« Sept jours dans la vie de Leibniz », de Michael Kempe : la chronique « histoire » de Roger-Pol Droit

L’EFFERVESCENT MONSIEUR LEIBNIZ

Il n’arrête jamais, pense nuit et jour, même endormi. Et il invente sans fin, griffonnant du matin au soir, interminablement. Gottfried Wilhelm Leibniz (1646-1716), en soixante-dix ans d’acti­vités tous azimuts, révolutionne les mathématiques, esquisse mille et une machines et innovations techniques, élabore un système métaphysique sans équivalent. Malgré tout, il ne joue pas plusieurs rôles.

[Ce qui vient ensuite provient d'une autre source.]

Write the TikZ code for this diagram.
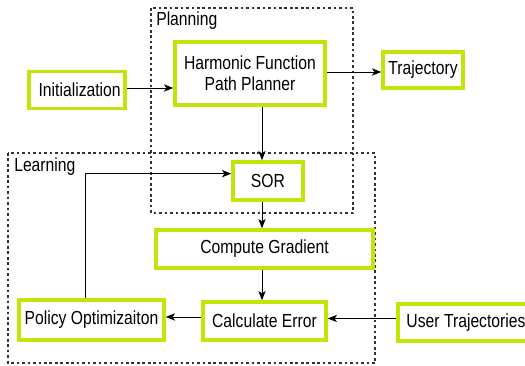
\documentclass[tikz,border=0pt]{standalone}
\usepackage{fontspec}
\setmainfont{Liberation Sans}
\newfontfamily\labfont[FakeStretch=0.83]{Liberation Sans}
\usetikzlibrary{arrows.meta}
\definecolor{lime}{RGB}{194,228,10}
\definecolor{dotgray}{RGB}{45,52,52}
\begin{document}
\begin{tikzpicture}[x=0.75pt,y=-0.75pt,
  gbox/.style={draw=lime,line width=2.7pt,fill=white,inner sep=0pt,align=center,
    font=\labfont\fontsize{14.2}{15.75}\selectfont},
  grp/.style={draw=dotgray,line width=2.1pt,dash pattern=on 2pt off 2.1pt},
  lbl/.style={font=\labfont\fontsize{14.2}{15}\selectfont,anchor=west,inner sep=0pt},
  arr/.style={-{Stealth[length=7pt,width=5.5pt,inset=2pt]},line width=0.6pt,black}]
\clip (0,0) rectangle (525,366);
\fill[white] (0,0) rectangle (525,366);
% group boxes
\draw[grp] (151,8) rectangle (353,213);
\draw[grp] (8,153) rectangle (375,363);
\node[lbl] (plab) at (156,21) {Planning};
\node[lbl] (llab) at (14,167) {Learning};
% boxes
\node[gbox,minimum width=96*0.75pt,minimum height=37*0.75pt] (init) at (77,90) {\hspace{4pt}Initialization};
\node[gbox,minimum width=150*0.75pt,minimum height=63*0.75pt] (hfpp) at (250,73.5) {Harmonic Function\\Path Planner};
\node[gbox,minimum width=80*0.75pt,minimum height=36*0.75pt] (traj) at (423,70) {Trajectory};
\node[gbox,minimum width=70*0.75pt,minimum height=38*0.75pt] (sor) at (268,181) {SOR};
\node[gbox,minimum width=217*0.75pt,minimum height=38*0.75pt] (cg) at (264.5,249) {Compute Gradient};
\node[gbox,minimum width=123*0.75pt,minimum height=38*0.75pt] (ce) at (264.5,321) {Calculate Error};
\node[gbox,minimum width=145*0.75pt,minimum height=40*0.75pt] (po) at (91.5,320) {Policy Optimizaiton};
\node[gbox,minimum width=136*0.75pt,minimum height=37*0.75pt] (ut) at (466,322.5) {User Trajectories};
% connectors
\coordinate (cx) at (262,0);
\draw[arr] ([yshift=1.5pt]init.east) -- ([yshift=1.5pt]init.east -| hfpp.west);
\draw[arr] ([yshift=-1.5pt]hfpp.east |- traj.west) -- ([yshift=-1.5pt]traj.west);
\draw[arr] (hfpp.south -| cx) -- (sor.north -| cx);
\draw[arr] (sor.south -| cx) -- (cg.north -| cx);
\draw[arr] (cg.south -| cx) -- (ce.north -| cx);
\draw[arr] ([yshift=3pt]ut.west) -- ([yshift=3pt]ut.west -| ce.east);
\draw[arr] ([yshift=3pt]ce.west) -- ([yshift=3pt]ce.west -| po.east);
\draw[arr] ([xshift=-6.5*0.75pt]po.north) |- ([yshift=5.5pt]sor.west);
\end{tikzpicture}
\end{document}
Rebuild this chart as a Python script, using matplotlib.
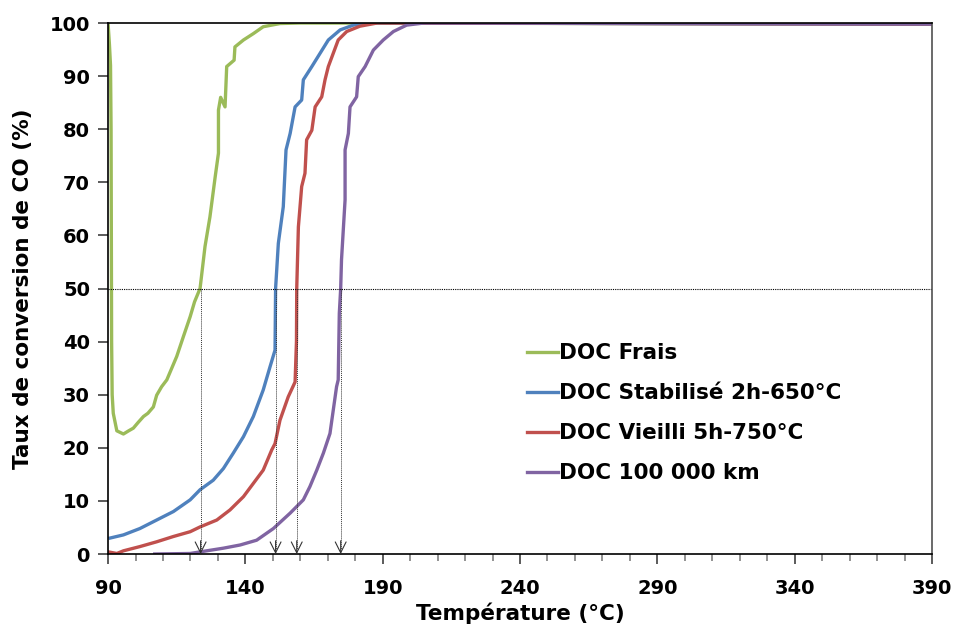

S’il ne se fixe nulle part, s’il refuse obstinément de s’enfermer dans une discipline unique ou une fonction stable, il ne change jamais de regard. Ce qu’il voit, et tente d’explorer toujours pour mieux innover, c’est l’interconnexion des mondes. Ils paraissent disjoints à l’observateur superficiel. Pas à lui.

Bien que son nom figure en bonne place au panthéon des philosophes, l’œuvre de Leibniz est aujourd’hui trop peu appréciée dans son ­ampleur et sa diversité. Pour s’en faire une première idée, rien ne vaut l’excellent récit de Michael Kempe, Sept jours dans la vie de Leibniz. L’historien connaît bien le génie touche-à-tout : il dirige les Archives Leibniz à l’Académie des sciences de Göttingen (Allemagne). Mais cet érudit est également un conteur attentif aux détails quotidiens et à leur portée philosophique. Il n’accumule donc pas gratuitement des notations pittoresques évoquant les lieux où vit Leibniz, ce qu’il mange et boit, les bruits et les odeurs qui l’entourent. Au ­contraire, il relie très ingénieusement ces « petites perceptions » à l’élaboration de ses pensées. D’une manière conforme à l’apport original du maître, pour qui rien n’est séparé du Tout ni dépourvu de sens.